A solid-state platform for cooperative quantum phenomena

The dissipation stemming from the coupling of a system with its environment is not always detrimental to quantum phenomena; in fact, it can be harnessed as a valuable resource. For example, correlated dissipation in light-matter interfaces can be exploited to engineer innovative dynamic states of matter and induce entanglement within many-body quantum systems. In this work, we focus on exploration of cooperative quantum phenomena induced by this form of dissipation in quantum hybrid solid-state platforms. We develop a comprehensive formalism for the quantum many-body dynamics of an ensemble of solid-state spin defects interacting via the magnetic field fluctuations of a common solid-state reservoir. Our general framework captures effective qubit-qubit interactions mediated by correlated dissipation, naturally extending the established theory of quantum sensing from its traditional focus on detecting local magnetic noise via individual solid-state spin defects to now encompass the sensing of nonlocal temporal and spatial correlations.

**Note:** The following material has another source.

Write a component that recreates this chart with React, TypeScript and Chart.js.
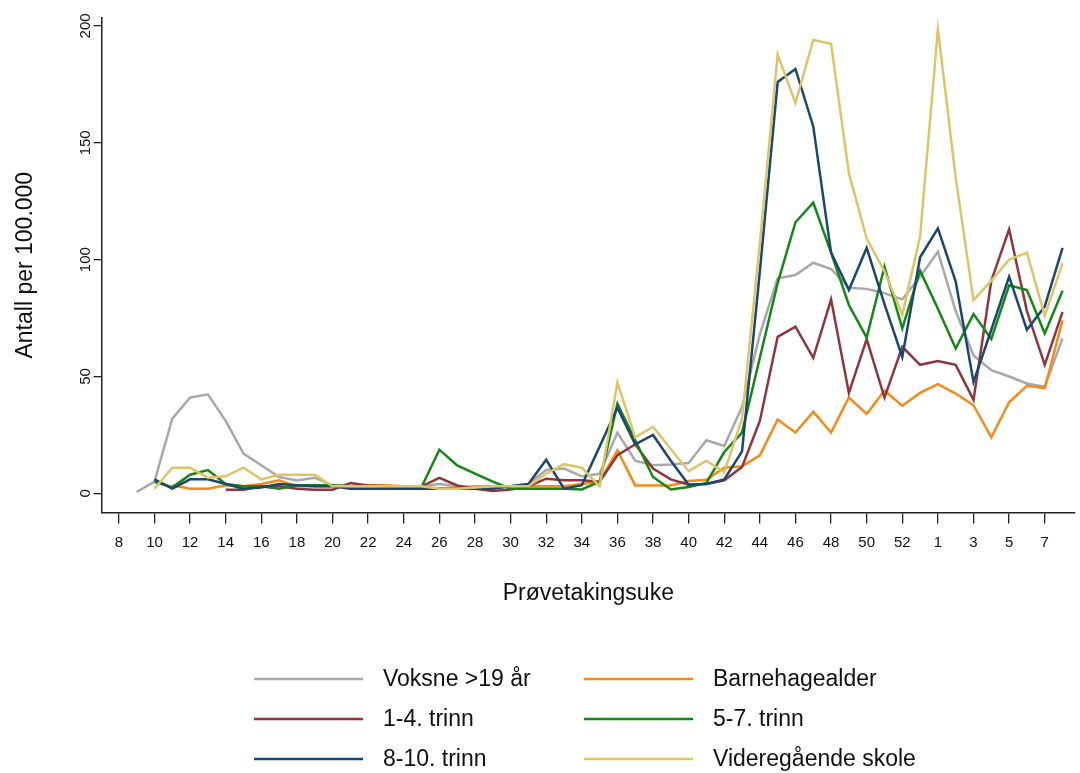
import React, { useEffect, useRef } from "react";
import { Chart, registerables } from "chart.js";

Chart.register(...registerables);

// Sampling weeks: 2020 week 8 .. 53, then 2021 week 1 .. 8
const weeks: string[] = [
  "8", "9", "10", "11", "12", "13", "14", "15", "16", "17",
  "18", "19", "20", "21", "22", "23", "24", "25", "26", "27",
  "28", "29", "30", "31", "32", "33", "34", "35", "36", "37",
  "38", "39", "40", "41", "42", "43", "44", "45", "46", "47",
  "48", "49", "50", "51", "52", "53",
  "1", "2", "3", "4", "5", "6", "7", "8",
];

// Tick labels shown on the x axis (in order)
const xTickLabels: string[] = [
  "8", "10", "12", "14", "16", "18", "20", "22", "24", "26", "28", "30",
  "32", "34", "36", "38", "40", "42", "44", "46", "48", "50", "52",
  "1", "3", "5", "7",
];

const yTicks: number[] = [0, 50, 100, 150, 200];

const voksne: (number | null)[] = [
  null, 0.6, 5, 32, 41, 42.4, 31, 17, 12, 7,
  5.5, 6.7, 3.4, 3, 3, 3, 3, 3, 4, 3,
  2.5, 3, 3, 4, 10, 10.6, 7.3, 8.4, 26, 14,
  12, 12.4, 13, 22.7, 20.3, 37, 68, 92, 93.4, 98.7,
  96, 88, 87.5, 85.6, 83, 92.7,
  103.4, 78, 59, 52.7, 50, 47, 45.6, 66.3,
];

const barnehage: (number | null)[] = [
  null, null, null, 3.5, 2, 2, 3.5, 3, 4, 5.6,
  3, 3, 3, 3, 3.5, 3.5, 3, 3, 2, 2.5,
  3, 3, 3, 3, 3, 3, 4, 5, 18.4, 3.4,
  3.4, 3.4, 5.3, 5.8, 11, 11.6, 16.3, 31.6, 26, 35,
  26, 41, 34, 44, 37.5, 43,
  46.7, 42.7, 37.7, 24, 39, 46, 45, 74,
];

const trinn1til4: (number | null)[] = [
  null, null, null, null, null, null, 1.6, 1.6, 3, 3,
  2, 1.6, 1.6, 4.4, 3.4, 3, 3, 3, 6.6, 3.4,
  2, 1, 1.7, 3, 6.3, 5.6, 5.6, 5, 16.3, 21,
  10.6, 6, 3.7, 4, 5.6, 11.3, 31, 67, 71.3, 58,
  83, 43, 66, 41, 62.7, 55,
  56.6, 55, 40, 91, 113, 78, 55, 77.7,
];

const trinn5til7: (number | null)[] = [
  null, null, 5, 2.6, 8, 10, 4, 3, 3, 2,
  3.5, 3.5, 3.5, 3, 3, 3, 3, 2.7, 18.7, 12,
  8.4, 5, 2, 2, 2, 2, 1.7, 5, 38.4, 22.7,
  7, 1.7, 2.7, 4.5, 17.7, 26, 58, 90, 116, 124.4,
  103, 80.6, 66.7, 97, 70.6, 95.3,
  79, 62, 76.7, 66, 89, 87, 68.4, 86.7,
];

const trinn8til10: (number | null)[] = [
  null, null, 6, 2, 6, 6, 4, 2, 2.5, 4,
  3.5, 3, 3, 2, 2, 2, 2, 2, 2, 2,
  2, 2, 3, 4, 14.4, 2, 3.5, 20, 36.7, 21,
  25, 14, 3.7, 4, 6, 18, 95, 176, 181.6, 157,
  103, 87, 105, 81, 58.4, 101,
  113.4, 90.6, 47.7, 70, 92.7, 70, 80, 105,
];

const videregaende: (number | null)[] = [
  null, null, 2, 11, 11, 6.7, 7.3, 11, 6, 8,
  8, 8, 3, 3, 3, 3, 3, 3, 2, 2,
  2.5, 3, 3, 3, 8.4, 12.5, 11, 3, 47.5, 24,
  28.5, 19, 9.5, 14, 9, 32, 107, 187.7, 167, 194,
  192.4, 137, 109, 95, 76.5, 110,
  198.7, 135, 82.7, 91, 100, 103, 76, 98.4,
];

const seriesLabels: string[] = [
  "Voksne >19 år",
  "Barnehagealder",
  "1-4. trinn",
  "5-7. trinn",
  "8-10. trinn",
  "Videregående skole",
];
const seriesColors: string[] = [
  "rgb(168,168,168)",
  "rgb(247,137,25)",
  "rgb(144,53,59)",
  "rgb(20,135,20)",
  "rgb(26,71,111)",
  "rgb(221,196,104)",
];
const seriesData = [voksne, barnehage, trinn1til4, trinn5til7, trinn8til10, videregaende];

const FONT = 'Arial, "Liberation Sans", sans-serif';

// positions (indices) of the tick labels along the week list
function tickIndices(): number[] {
  const out: number[] = [];
  let start = 0;
  for (const lab of xTickLabels) {
    const idx = weeks.indexOf(lab, start);
    out.push(idx);
    start = idx + 1;
  }
  return out;
}

const gridLegend = {
  id: "gridLegend",
  afterDraw(chart: any) {
    const ctx = chart.ctx as CanvasRenderingContext2D;
    const ds = chart.data.datasets;
    ctx.save();
    ctx.font = `23px ${FONT}`;
    ctx.textBaseline = "middle";
    ctx.textAlign = "left";
    ds.forEach((d: any, i: number) => {
      const col = i % 2;
      const row = Math.floor(i / 2);
      const x0 = col === 0 ? 254 : 584;
      const y = 679 + row * 40;
      ctx.strokeStyle = d.borderColor;
      ctx.lineWidth = 2.5;
      ctx.beginPath();
      ctx.moveTo(x0, y);
      ctx.lineTo(x0 + 109, y);
      ctx.stroke();
      ctx.fillStyle = "#111";
      ctx.fillText(d.label, x0 + 129, y + 1);
    });
    ctx.restore();
  },
};

export default function App() {
  const ref = useRef<HTMLCanvasElement | null>(null);

  useEffect(() => {
    document.body.style.margin = "0";
    const canvas = ref.current;
    if (!canvas) return;
    const ticksX = tickIndices();
    const datasets = seriesData.map((arr, i) => ({
      label: seriesLabels[i],
      data: arr.map((v, j) => ({ x: j, y: v })),
      borderColor: seriesColors[i],
      backgroundColor: seriesColors[i],
      borderWidth: 2.5,
      pointRadius: 0,
      tension: 0,
      fill: false,
      spanGaps: false,
      order: seriesData.length - i,
    }));

    const chart = new Chart(canvas, {
      type: "line",
      data: { datasets: datasets as any },
      options: {
        animation: false,
        responsive: false,
        devicePixelRatio: 1,
        layout: { padding: { top: 18, right: 5, left: 2, bottom: 166 } },
        plugins: {
          legend: { display: false },
          tooltip: { enabled: false },
        },
        scales: {
          x: {
            type: "linear",
            min: -0.97,
            max: 53.7,
            afterBuildTicks: (s: any) => {
              s.ticks = ticksX.map((v) => ({ value: v }));
            },
            ticks: {
              autoSkip: false,
              maxRotation: 0,
              minRotation: 0,
              color: "#111",
              font: { size: 15, family: FONT },
              padding: 10,
              callback: (v: any) => weeks[Number(v)],
            },
            grid: {
              drawOnChartArea: false,
              drawTicks: true,
              tickLength: 11,
              color: "#222",
              lineWidth: 1.3,
            },
            border: { display: true, color: "#222", width: 1.5 },
            title: {
              display: true,
              text: "Prøvetakingsuke",
              color: "#111",
              font: { size: 23, family: FONT },
              padding: { top: 18, bottom: 0 },
            },
          },
          y: {
            type: "linear",
            min: -8.14,
            max: 203.4,
            afterBuildTicks: (s: any) => {
              s.ticks = yTicks.map((v) => ({ value: v }));
            },
            ticks: {
              autoSkip: false,
              minRotation: 90,
              maxRotation: 90,
              crossAlign: "center",
              color: "#111",
              font: { size: 15, family: FONT },
              padding: -5,
            },
            grid: {
              drawOnChartArea: false,
              drawTicks: true,
              tickLength: 8,
              color: "#222",
              lineWidth: 1.3,
            },
            border: { display: true, color: "#222", width: 1.5 },
            title: {
              display: true,
              text: "Antall per 100.000",
              color: "#111",
              font: { size: 23, family: FONT },
              padding: { top: 10, bottom: 46 },
            },
          },
        },
      },
      plugins: [gridLegend],
    });
    return () => chart.destroy();
  }, []);

  return (
    <div style={{ width: 1080, height: 773, background: "#fff" }}>
      <canvas ref={ref} width={1080} height={773} style={{ display: "block" }} />
    </div>
  );
}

To assess the practical relevance of these dissipative correlations, we apply our model to a qubit array interacting via the spin fluctuations of a ferromagnetic reservoir, representing a realistic experimental setup. Our results reveal the emergence of cooperative phenomena, such as superradiance and subradiance, within the appropriate parameter range. Furthermore, our findings demonstrate the remarkable robustness of these cooperative phenomena against spatial disorder and thermal fluctuations. Our work lays the cornerstone for the convergence of spintronics and quantum optics, thus paving the way for a shared research trajectory in the near future.